◆ WRITTEN EXERCISE: Repeat the data that follows, word for word, without the images.

## BEGIN

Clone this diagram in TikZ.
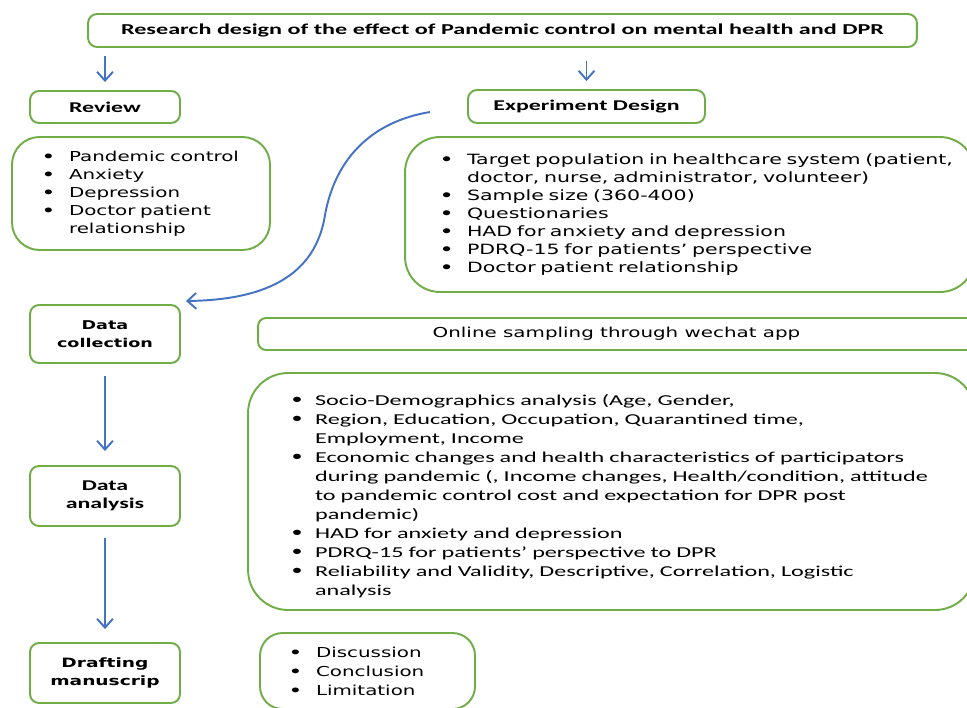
\documentclass[tikz,border=0pt]{standalone}
\usepackage{fontspec}
\setmainfont{Carlito}[FakeStretch=1.6]
\newfontfamily\vfont{DejaVu Sans}[FakeStretch=1.45]
\usetikzlibrary{arrows.meta}
\definecolor{boxgreen}{RGB}{112,173,71}
\definecolor{arrblue}{RGB}{68,114,196}
\newcommand{\blt}[2][0.54cm]{\makebox[#1][l]{{\vfont\bfseries •}}#2}
\newcommand{\cnt}[2][0.54cm]{\hspace*{#1}#2}
\begin{document}
\begin{tikzpicture}[x=0.02cm,y=-0.02cm,
  box/.style={draw=boxgreen,line width=1.1pt,rounded corners=0.18cm,fill=white,align=center,inner sep=0pt},
  head/.style={box,font=\fontsize{8.5}{10.2}\selectfont\bfseries,minimum width=3cm},
  listbox/.style={draw=boxgreen,line width=1.1pt,align=left,inner ysep=0pt},
  flow/.style={draw=arrblue,line width=1.1pt,-{Straight Barb[length=5pt,width=9pt]}}]
  \useasboundingbox (0,0) rectangle (967,707);
  \clip (0,0) rectangle (967,707);
  % top row
  \node[head,minimum width=16.58cm,minimum height=0.66cm,font=\fontsize{8.6}{10.2}\selectfont\bfseries] (title) at (502.5,30.5)
    {Research design of the effect of Pandemic control on mental health and DPR};
  \node[head,minimum height=0.64cm] (review) at (105,107) {Review};
  \node[head,minimum width=4.74cm,minimum height=0.66cm] (expd) at (586.5,106.5) {Experiment Design};
  \draw[flow,shorten <=0.16cm,shorten >=0.16cm] (title.south -| review.north) -- (review.north);
  \draw[flow,shorten <=0.26cm,shorten >=0.16cm] (title.south -| expd.north) -- (expd.north);
  % lists under the headings
  \node[listbox,rounded corners=0.55cm,text width=3.96cm,inner xsep=0.6cm,minimum height=2.26cm,
    font=\vfont\fontsize{7.8}{10.2}\selectfont] (revlist) at (141,193.5)
    {\blt{Pandemic control}\\ \blt{Anxiety}\\ \blt{Depression}\\ \blt{Doctor patient}\\ \cnt{relationship}};
  \node[listbox,rounded corners=0.7cm,text width=10cm,inner xsep=0.7cm,minimum height=3.1cm,
    font=\vfont\fontsize{8.05}{10.2}\selectfont] (explist) at (690,214.5)
    {\blt{\mbox{Target population in healthcare system (patient,}}\\
     \cnt{doctor, nurse, administrator, volunteer)}\\
     \blt{Sample size (360-400)}\\
     \blt{Questionaries}\\
     \blt{HAD for anxiety and depression}\\
     \blt{PDRQ-15 for patients’ perspective}\\
     \blt{Doctor patient relationship}};
  % left column
  \node[head,minimum height=1.16cm,font=\vfont\bfseries\fontsize{6.9}{10.2}\selectfont] (dcol) at (105,334) {Data\\collection};
  \node[head,minimum height=1.2cm] (dana) at (105,496) {Data\\analysis};
  \node[head,minimum height=1.2cm,font=\vfont\bfseries\fontsize{7.3}{10.2}\selectfont] (draft) at (105,673) {Drafting\\manuscrip};
  \coordinate (cstart) at (430,112);
  \draw[flow] (cstart) .. controls (370,122) and (335,160) .. (325,215)
    .. controls (314,285) and (250,300) .. ([shift={(5,-3)}]dcol.north east);
  \draw[flow,shorten <=0.24cm,shorten >=0.28cm] (dcol.south) -- (dana.north);
  \draw[flow,shorten <=0.22cm,shorten >=0.26cm] (dana.south) -- (draft.north);
  % right column
  \node[box,minimum width=14.34cm,minimum height=0.64cm,rounded corners=0.16cm,
    font=\vfont\fontsize{7.8}{10.2}\selectfont] (online) at (616.5,334) {Online sampling through wechat app};
  \node[listbox,rounded corners=0.8cm,text width=12.86cm,inner xsep=0.84cm,minimum height=4.74cm,
    font=\fontsize{8.6}{10.8}\selectfont] (analist) at (611.5,491.5)
    {\rule{0pt}{0.42cm}\blt[0.5cm]{Socio-Demographics analysis (Age, Gender,}\\
     \blt[0.5cm]{Region, Education, Occupation, Quarantined time,}\\
     \cnt[0.5cm]{Employment, Income}\\
     \blt[0.5cm]{Economic changes and health characteristics of participators}\\
     \cnt[0.5cm]{during pandemic (, Income changes, Health/condition, attitude}\\
     \cnt[0.5cm]{to pandemic control cost and expectation for DPR post}\\
     \cnt[0.5cm]{pandemic)}\\
     \blt[0.5cm]{HAD for anxiety and depression}\\
     \blt[0.5cm]{PDRQ-15 for patients’ perspective to DPR}\\
     \blt[0.5cm]{Reliability and Validity, Descriptive, Correlation, Logistic}\\
     \cnt[0.5cm]{analysis}};
  \node[listbox,rounded corners=0.45cm,text width=3.14cm,inner xsep=0.58cm,minimum height=1.52cm,
    font=\vfont\fontsize{7.8}{10.8}\selectfont] (conclist) at (367.5,671)
    {\blt{Discussion}\\ \blt{Conclusion}\\ \blt{Limitation}};
\end{tikzpicture}
\end{document}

## END

◆ EXERCISE RESPONSE:
Clone this diagram in TikZ.
\documentclass[tikz,border=0pt]{standalone}
\usepackage{fontspec}
\setmainfont{Carlito}[FakeStretch=1.6]
\newfontfamily\vfont{DejaVu Sans}[FakeStretch=1.45]
\usetikzlibrary{arrows.meta}
\definecolor{boxgreen}{RGB}{112,173,71}
\definecolor{arrblue}{RGB}{68,114,196}
\newcommand{\blt}[2][0.54cm]{\makebox[#1][l]{{\vfont\bfseries •}}#2}
\newcommand{\cnt}[2][0.54cm]{\hspace*{#1}#2}
\begin{document}
\begin{tikzpicture}[x=0.02cm,y=-0.02cm,
  box/.style={draw=boxgreen,line width=1.1pt,rounded corners=0.18cm,fill=white,align=center,inner sep=0pt},
  head/.style={box,font=\fontsize{8.5}{10.2}\selectfont\bfseries,minimum width=3cm},
  listbox/.style={draw=boxgreen,line width=1.1pt,align=left,inner ysep=0pt},
  flow/.style={draw=arrblue,line width=1.1pt,-{Straight Barb[length=5pt,width=9pt]}}]
  \useasboundingbox (0,0) rectangle (967,707);
  \clip (0,0) rectangle (967,707);
  % top row
  \node[head,minimum width=16.58cm,minimum height=0.66cm,font=\fontsize{8.6}{10.2}\selectfont\bfseries] (title) at (502.5,30.5)
    {Research design of the effect of Pandemic control on mental health and DPR};
  \node[head,minimum height=0.64cm] (review) at (105,107) {Review};
  \node[head,minimum width=4.74cm,minimum height=0.66cm] (expd) at (586.5,106.5) {Experiment Design};
  \draw[flow,shorten <=0.16cm,shorten >=0.16cm] (title.south -| review.north) -- (review.north);
  \draw[flow,shorten <=0.26cm,shorten >=0.16cm] (title.south -| expd.north) -- (expd.north);
  % lists under the headings
  \node[listbox,rounded corners=0.55cm,text width=3.96cm,inner xsep=0.6cm,minimum height=2.26cm,
    font=\vfont\fontsize{7.8}{10.2}\selectfont] (revlist) at (141,193.5)
    {\blt{Pandemic control}\\ \blt{Anxiety}\\ \blt{Depression}\\ \blt{Doctor patient}\\ \cnt{relationship}};
  \node[listbox,rounded corners=0.7cm,text width=10cm,inner xsep=0.7cm,minimum height=3.1cm,
    font=\vfont\fontsize{8.05}{10.2}\selectfont] (explist) at (690,214.5)
    {\blt{\mbox{Target population in healthcare system (patient,}}\\
     \cnt{doctor, nurse, administrator, volunteer)}\\
     \blt{Sample size (360-400)}\\
     \blt{Questionaries}\\
     \blt{HAD for anxiety and depression}\\
     \blt{PDRQ-15 for patients’ perspective}\\
     \blt{Doctor patient relationship}};
  % left column
  \node[head,minimum height=1.16cm,font=\vfont\bfseries\fontsize{6.9}{10.2}\selectfont] (dcol) at (105,334) {Data\\collection};
  \node[head,minimum height=1.2cm] (dana) at (105,496) {Data\\analysis};
  \node[head,minimum height=1.2cm,font=\vfont\bfseries\fontsize{7.3}{10.2}\selectfont] (draft) at (105,673) {Drafting\\manuscrip};
  \coordinate (cstart) at (430,112);
  \draw[flow] (cstart) .. controls (370,122) and (335,160) .. (325,215)
    .. controls (314,285) and (250,300) .. ([shift={(5,-3)}]dcol.north east);
  \draw[flow,shorten <=0.24cm,shorten >=0.28cm] (dcol.south) -- (dana.north);
  \draw[flow,shorten <=0.22cm,shorten >=0.26cm] (dana.south) -- (draft.north);
  % right column
  \node[box,minimum width=14.34cm,minimum height=0.64cm,rounded corners=0.16cm,
    font=\vfont\fontsize{7.8}{10.2}\selectfont] (online) at (616.5,334) {Online sampling through wechat app};
  \node[listbox,rounded corners=0.8cm,text width=12.86cm,inner xsep=0.84cm,minimum height=4.74cm,
    font=\fontsize{8.6}{10.8}\selectfont] (analist) at (611.5,491.5)
    {\rule{0pt}{0.42cm}\blt[0.5cm]{Socio-Demographics analysis (Age, Gender,}\\
     \blt[0.5cm]{Region, Education, Occupation, Quarantined time,}\\
     \cnt[0.5cm]{Employment, Income}\\
     \blt[0.5cm]{Economic changes and health characteristics of participators}\\
     \cnt[0.5cm]{during pandemic (, Income changes, Health/condition, attitude}\\
     \cnt[0.5cm]{to pandemic control cost and expectation for DPR post}\\
     \cnt[0.5cm]{pandemic)}\\
     \blt[0.5cm]{HAD for anxiety and depression}\\
     \blt[0.5cm]{PDRQ-15 for patients’ perspective to DPR}\\
     \blt[0.5cm]{Reliability and Validity, Descriptive, Correlation, Logistic}\\
     \cnt[0.5cm]{analysis}};
  \node[listbox,rounded corners=0.45cm,text width=3.14cm,inner xsep=0.58cm,minimum height=1.52cm,
    font=\vfont\fontsize{7.8}{10.8}\selectfont] (conclist) at (367.5,671)
    {\blt{Discussion}\\ \blt{Conclusion}\\ \blt{Limitation}};
\end{tikzpicture}
\end{document}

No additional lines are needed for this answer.